Collected data.
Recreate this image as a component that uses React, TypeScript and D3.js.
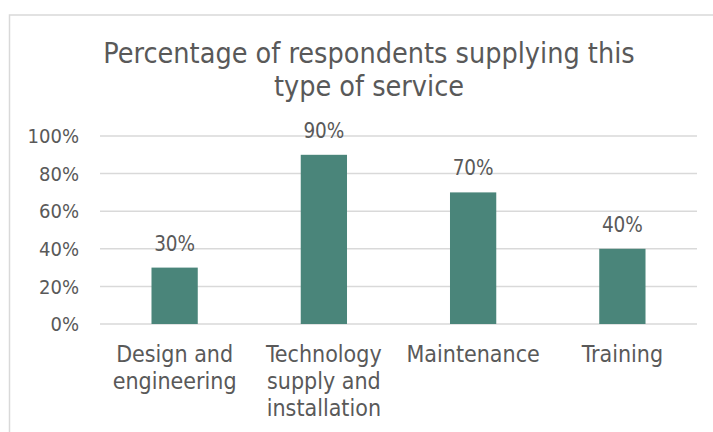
import React from "react";
import * as d3 from "d3";

const categories: string[][] = [
  ["Design and", "engineering"],
  ["Technology", "supply and", "installation"],
  ["Maintenance"],
  ["Training"],
];
const values: number[] = [0.3, 0.9, 0.7, 0.4];
const yTicks: number[] = [0, 0.2, 0.4, 0.6, 0.8, 1.0];
const titleLines: string[] = ["Percentage of respondents supplying this", "type of service"];

const W = 713;
const H = 432;
const FONT = "'DejaVu Sans Condensed', 'DejaVu Sans', sans-serif";
const TEXT = "#595959";
const GRID = "#d9d9d9";
const BAR = "#4a857a";

export default function App() {
  const left = 100;
  const right = 697;
  const x = d3
    .scaleBand<number>()
    .domain(values.map((_, i) => i))
    .range([left, right])
    .paddingInner(0.69)
    .paddingOuter(0.345);
  const y = d3.scaleLinear().domain([0, 1]).range([324, 136]);
  const fmt = d3.format(".0%");

  return (
    <svg
      width={W}
      height={H}
      style={{ position: "absolute", left: 0, top: 0, background: "#fff" }}
      fontFamily={FONT}
    >
      <rect x={0} y={0} width={W} height={H} fill="#fff" />
      <rect x={9.5} y={15} width={730} height={440} fill="#fff" stroke={GRID} strokeWidth={1.5} />
      {titleLines.map((t, i) => (
        <text
          key={i}
          x={369}
          y={63 + i * 33}
          textAnchor="middle"
          fontSize={28.5}
          fill={TEXT}
          style={{ fontStretch: "condensed" }}
        >
          {t}
        </text>
      ))}
      {yTicks.map((t) => (
        <g key={t}>
          <line x1={left} x2={right} y1={y(t)} y2={y(t)} stroke={GRID} strokeWidth={1.5} />
          <text
            x={79}
            y={y(t)}
            dy="0.36em"
            textAnchor="end"
            fontSize={20}
            fill={TEXT}
            style={{ fontStretch: "condensed" }}
          >
            {fmt(t)}
          </text>
        </g>
      ))}
      {values.map((v, i) => (
        <g key={i}>
          <rect
            x={x(i)!}
            y={y(v)}
            width={x.bandwidth()}
            height={y(0) - y(v)}
            fill={BAR}
          />
          <text
            x={x(i)! + x.bandwidth() / 2}
            y={y(v) - 17}
            textAnchor="middle"
            fontSize={20.5}
            fill={TEXT}
            style={{ fontStretch: "condensed" }}
          >
            {fmt(v)}
          </text>
          {categories[i].map((line, j) => (
            <text
              key={j}
              x={x(i)! + x.bandwidth() / 2}
              y={362 + j * 27}
              textAnchor="middle"
              fontSize={23}
              fill={TEXT}
              style={{ fontStretch: "condensed" }}
            >
              {line}
            </text>
          ))}
        </g>
      ))}
    </svg>
  );
}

Set exercise. Write out each line again precisely as it appears, skipping every picture.

Result of the exercise.
Recreate this image as a component that uses React, TypeScript and D3.js.
import React from "react";
import * as d3 from "d3";

const categories: string[][] = [
  ["Design and", "engineering"],
  ["Technology", "supply and", "installation"],
  ["Maintenance"],
  ["Training"],
];
const values: number[] = [0.3, 0.9, 0.7, 0.4];
const yTicks: number[] = [0, 0.2, 0.4, 0.6, 0.8, 1.0];
const titleLines: string[] = ["Percentage of respondents supplying this", "type of service"];

const W = 713;
const H = 432;
const FONT = "'DejaVu Sans Condensed', 'DejaVu Sans', sans-serif";
const TEXT = "#595959";
const GRID = "#d9d9d9";
const BAR = "#4a857a";

export default function App() {
  const left = 100;
  const right = 697;
  const x = d3
    .scaleBand<number>()
    .domain(values.map((_, i) => i))
    .range([left, right])
    .paddingInner(0.69)
    .paddingOuter(0.345);
  const y = d3.scaleLinear().domain([0, 1]).range([324, 136]);
  const fmt = d3.format(".0%");

  return (
    <svg
      width={W}
      height={H}
      style={{ position: "absolute", left: 0, top: 0, background: "#fff" }}
      fontFamily={FONT}
    >
      <rect x={0} y={0} width={W} height={H} fill="#fff" />
      <rect x={9.5} y={15} width={730} height={440} fill="#fff" stroke={GRID} strokeWidth={1.5} />
      {titleLines.map((t, i) => (
        <text
          key={i}
          x={369}
          y={63 + i * 33}
          textAnchor="middle"
          fontSize={28.5}
          fill={TEXT}
          style={{ fontStretch: "condensed" }}
        >
          {t}
        </text>
      ))}
      {yTicks.map((t) => (
        <g key={t}>
          <line x1={left} x2={right} y1={y(t)} y2={y(t)} stroke={GRID} strokeWidth={1.5} />
          <text
            x={79}
            y={y(t)}
            dy="0.36em"
            textAnchor="end"
            fontSize={20}
            fill={TEXT}
            style={{ fontStretch: "condensed" }}
          >
            {fmt(t)}
          </text>
        </g>
      ))}
      {values.map((v, i) => (
        <g key={i}>
          <rect
            x={x(i)!}
            y={y(v)}
            width={x.bandwidth()}
            height={y(0) - y(v)}
            fill={BAR}
          />
          <text
            x={x(i)! + x.bandwidth() / 2}
            y={y(v) - 17}
            textAnchor="middle"
            fontSize={20.5}
            fill={TEXT}
            style={{ fontStretch: "condensed" }}
          >
            {fmt(v)}
          </text>
          {categories[i].map((line, j) => (
            <text
              key={j}
              x={x(i)! + x.bandwidth() / 2}
              y={362 + j * 27}
              textAnchor="middle"
              fontSize={23}
              fill={TEXT}
              style={{ fontStretch: "condensed" }}
            >
              {line}
            </text>
          ))}
        </g>
      ))}
    </svg>
  );
}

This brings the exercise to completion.